Und während er mit dem Trainer stritt, auch das weiß die Equipe, spielte er mit seinem Handy herum. Zoff, Aufstand gegen den Trainer, das war es, was vor zwei Jahren die WM-Kampagne in Südafrika zum Desaster werden ließ. Herrscht im französischen Camp von Kirscha bei Donezk der Geist von Knysia, jenem Ort am Eastern Cape, an dem die französische Mannschaft 2010 zerbrach? Team und Trainer streiten das vehement ab. Non, non, non.

Bescheidenheit tut gut

Es kann in der Kabine passieren, was mag, die Mannschaft kann so schlecht spielen, wie sie will, für den Trainer und die meisten Spieler bleibt Frankreich eine fußballerische Großmacht. Beinahe wohltuend sind da Sätze wie die von Jérémy Menez, der mit seinem Tor gegen die Ukraine, die Qualifikation für das Viertelfinale erst möglich gemacht hat.

Stolz sei er, meinte der Mittelfeldspieler von Paris Saint Germain, dass sein Team endlich einmal wieder die Vorrunde eines großen Turniers überstanden hat. Dass das 2:0 über die Ukraine der erste Erfolg bei einer WM oder EM seit dem Weltmeisterschaftshalbfinale von München gegen Portugal war, das war ihm vielleicht gar nicht bewusst, als er seiner Freude Ausdruck verlieh. Eines jedoch machte er deutlich. Die Qualifikation für das Viertelfinale ist für ihn schon ein großer Erfolg.

Es ist gewiss kein Zufall, dass ausgerechnet Menez den Sinn für die Realitäten nicht verloren hat. Er gehört genauso wie Ben Arfa, Nasri und dem beinahe schon bemitleidenswert tölpelhaften Stürmer Karim Benzema zum einst gefeierten Jahrgang 1987, der im Jahre 2004 U17-Europameister geworden ist. Im Gegensatz zu den drei anderen ist Menez nicht ganz so rasch in die ganz hohen Gehaltskategorien hochgeschnellt wie seine Jahrgangskollegen.

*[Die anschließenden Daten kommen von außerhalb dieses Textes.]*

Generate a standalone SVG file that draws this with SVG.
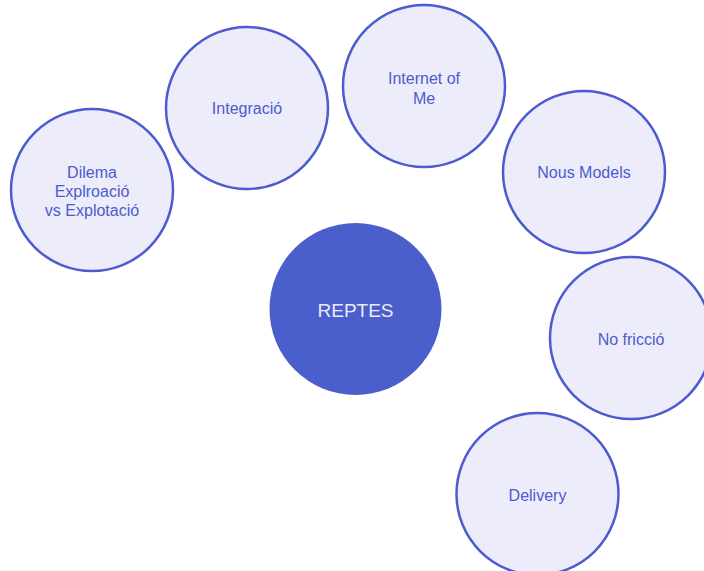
<svg xmlns="http://www.w3.org/2000/svg" width="704" height="571" viewBox="0 0 704 571">
<style>
.n{fill:#ececfa;stroke:#4c5bcf;stroke-width:2.5}
.t{font-family:"Liberation Sans",Arial,sans-serif;font-size:16px;fill:#4c5bcf;text-anchor:middle}
.c{fill:#4a5ecc}
.ct{font-family:"Liberation Sans",Arial,sans-serif;font-size:19px;fill:#eaeaf8;text-anchor:middle}
</style>
<rect width="704" height="571" fill="#ffffff"/>
<g id="connectors"></g>
<g id="dilema"><circle class="n" cx="92" cy="190" r="81"/><text class="t" x="92" y="178">Dilema</text><text class="t" x="92" y="197">Explroació</text><text class="t" x="92" y="216">vs Explotació</text></g>
<g id="integracio"><circle class="n" cx="247" cy="108" r="81"/><text class="t" x="247" y="114">Integració</text></g>
<g id="internet"><circle class="n" cx="424" cy="86" r="81"/><text class="t" x="424" y="84">Internet of</text><text class="t" x="424" y="104">Me</text></g>
<g id="nous"><circle class="n" cx="584" cy="172" r="81"/><text class="t" x="584" y="178">Nous Models</text></g>
<g id="nofriccio"><circle class="n" cx="631" cy="338" r="81"/><text class="t" x="631" y="345">No fricció</text></g>
<g id="delivery"><circle class="n" cx="537.5" cy="494" r="81"/><text class="t" x="537.5" y="501">Delivery</text></g>
<g id="reptes"><circle class="c" cx="355.5" cy="309" r="86"/><text class="ct" x="355.5" y="317">REPTES</text></g>
</svg>
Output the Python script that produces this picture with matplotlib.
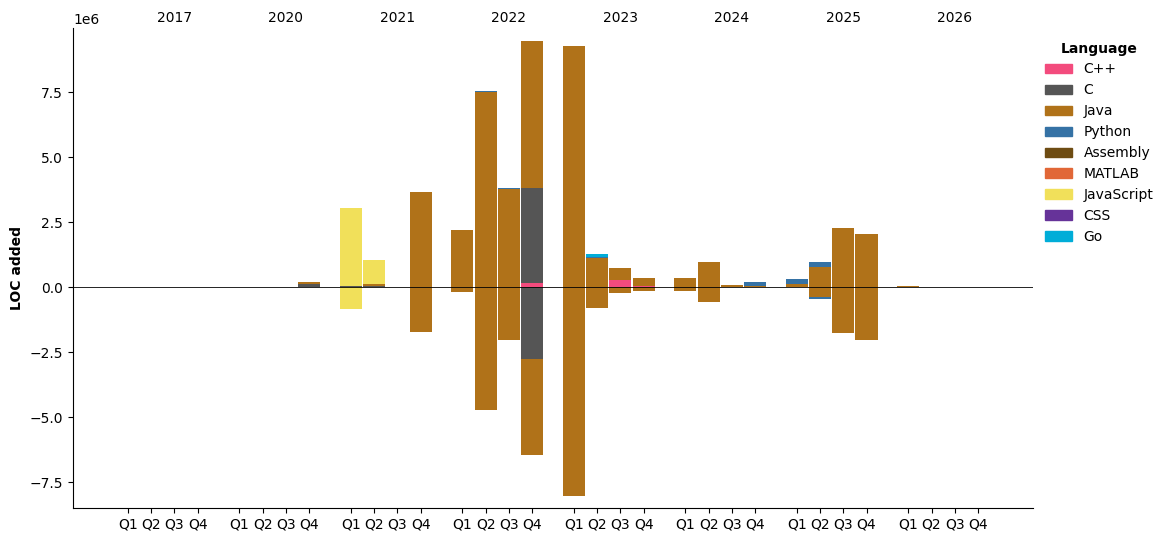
import numpy as np
import matplotlib
matplotlib.use('Agg')
import matplotlib.pyplot as plt
from matplotlib.patches import Patch

years = ['2017', '2020', '2021', '2022', '2023', '2024', '2025', '2026']
quarters = ['Q1', 'Q2', 'Q3', 'Q4']
languages = ['C++', 'C', 'Java', 'Python', 'Assembly', 'MATLAB', 'JavaScript', 'CSS', 'Go']
colors = ['#f34b7d', '#555555', '#b07219', '#3572a5', '#6e4c13', '#e16737', '#f1e05a', '#663399', '#00add8']

# LOC added / removed per quarter, in millions (8 years x 4 quarters)
added = {
    'C++':        [0, 0, 0, 0,  0, 0, 0, 0,  0, 0, 0, 0,  0, 0, 0, 0.15,  0, 0, 0.27, 0.04,  0, 0, 0, 0,  0, 0, 0, 0,  0, 0, 0, 0],
    'C':          [0, 0, 0, 0,  0, 0, 0, 0.11,  0.05, 0.05, 0, 0,  0, 0, 0, 3.66,  0, 0, 0, 0,  0, 0, 0, 0,  0, 0, 0, 0,  0, 0, 0, 0],
    'Java':       [0, 0, 0, 0,  0, 0, 0, 0.08,  0, 0.07, 0, 3.65,  2.19, 7.49, 3.76, 5.65,  9.27, 1.13, 0.46, 0.31,
                   0.35, 0.98, 0.08, 0.05,  0.13, 0.77, 2.27, 2.04,  0.05, 0, 0, 0],
    'Python':     [0, 0, 0, 0,  0, 0, 0, 0,  0, 0, 0, 0,  0, 0.05, 0.05, 0,  0, 0.03, 0, 0,  0, 0, 0, 0.15,  0.18, 0.19, 0, 0,  0, 0, 0, 0],
    'JavaScript': [0, 0, 0, 0,  0, 0, 0, 0,  2.99, 0.92, 0, 0,  0, 0, 0, 0,  0, 0, 0, 0,  0, 0, 0, 0,  0, 0, 0, 0,  0, 0, 0, 0],
    'Go':         [0, 0, 0, 0,  0, 0, 0, 0,  0, 0, 0, 0,  0, 0, 0, 0,  0, 0.10, 0, 0,  0, 0, 0, 0,  0, 0, 0, 0,  0, 0, 0, 0],
}
removed = {
    'C':          [0, 0, 0, 0,  0, 0, 0, 0,  0, 0, 0, 0,  0, 0, 0, -2.77,  0, 0, 0, 0,  0, 0, 0, 0,  0, 0, 0, 0,  0, 0, 0, 0],
    'Java':       [0, 0, 0, 0,  0, 0, 0, 0,  0, 0, 0, -1.73,  -0.19, -4.73, -2.04, -3.69,  -8.04, -0.81, -0.23, -0.15,
                   -0.16, -0.57, 0, 0,  0, -0.38, -1.77, -2.04,  0, 0, 0, 0],
    'Python':     [0, 0, 0, 0,  0, 0, 0, 0,  0, 0, 0, 0,  0, 0, 0, 0,  0, 0, 0, 0,  0, 0, 0, 0,  0, -0.08, 0, 0,  0, 0, 0, 0],
    'JavaScript': [0, 0, 0, 0,  0, 0, 0, 0,  -0.83, 0, 0, 0,  0, 0, 0, 0,  0, 0, 0, 0,  0, 0, 0, 0,  0, 0, 0, 0,  0, 0, 0, 0],
}

group_step = 4.8
x = np.array([g * group_step + q for g in range(len(years)) for q in range(4)])
width = 0.95

fig = plt.figure(figsize=(11.69, 5.42), dpi=100)
ax = fig.add_axes([0.0624, 0.0627, 0.8213, 0.8855])

pos_bottom = np.zeros(len(x))
neg_bottom = np.zeros(len(x))
for lang, col in zip(languages, colors):
    if lang in added:
        v = np.array(added[lang]) * 1e6
        ax.bar(x, v, width, bottom=pos_bottom, color=col, linewidth=0)
        pos_bottom += v
    if lang in removed:
        v = np.array(removed[lang]) * 1e6
        ax.bar(x, v, width, bottom=neg_bottom, color=col, linewidth=0)
        neg_bottom += v

ax.axhline(0, color='black', lw=0.6)

ax.set_xticks(x)
ax.set_xticklabels(quarters * len(years))
ax.set_xlim(x[0] - 2.37, x[-1] + 2.37)
ax.set_ylim(-8.5e6, 9.96e6)
ax.set_ylabel('LOC added', fontweight='bold')
ax.spines['top'].set_visible(False)
ax.spines['right'].set_visible(False)

for g, yr in enumerate(years):
    ax.text(g * group_step + 2, 1.006, yr, transform=ax.get_xaxis_transform(),
            ha='center', va='bottom', fontsize=10)

handles = [Patch(color=c, label=l) for l, c in zip(languages, colors)]
leg = ax.legend(handles=handles, title='Language', loc='upper left',
                bbox_to_anchor=(0.999, 0.998), frameon=False)
leg.get_title().set_fontweight('bold')

fig.savefig('out.png', dpi=100)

Es fehlen ein paar Jahrgänge

Die fühlen sich seit Jahren als Superstars – Karim Benzema als Spieler von Real Madrid sowieso, aber auch Samir Nasri, der sich bei Arsenal London den Feinschliff für sein Absahnerengagement beim englischen Meister Manchester City geholt hat, und auch Ben Arfa, der mit Lyon und Marseille schon fünf Mal französischer Meister war und nun in Newcastle kickt. Der auch nicht unbedingt pflegeleichte Menez ist den drei Egos, von denen – natürlich – zwei in den jüngsten Kabinenskandal verwickelt sind, immer ein wenig hinterhergehinkt. Er sieht sich und das französische Team nicht so groß.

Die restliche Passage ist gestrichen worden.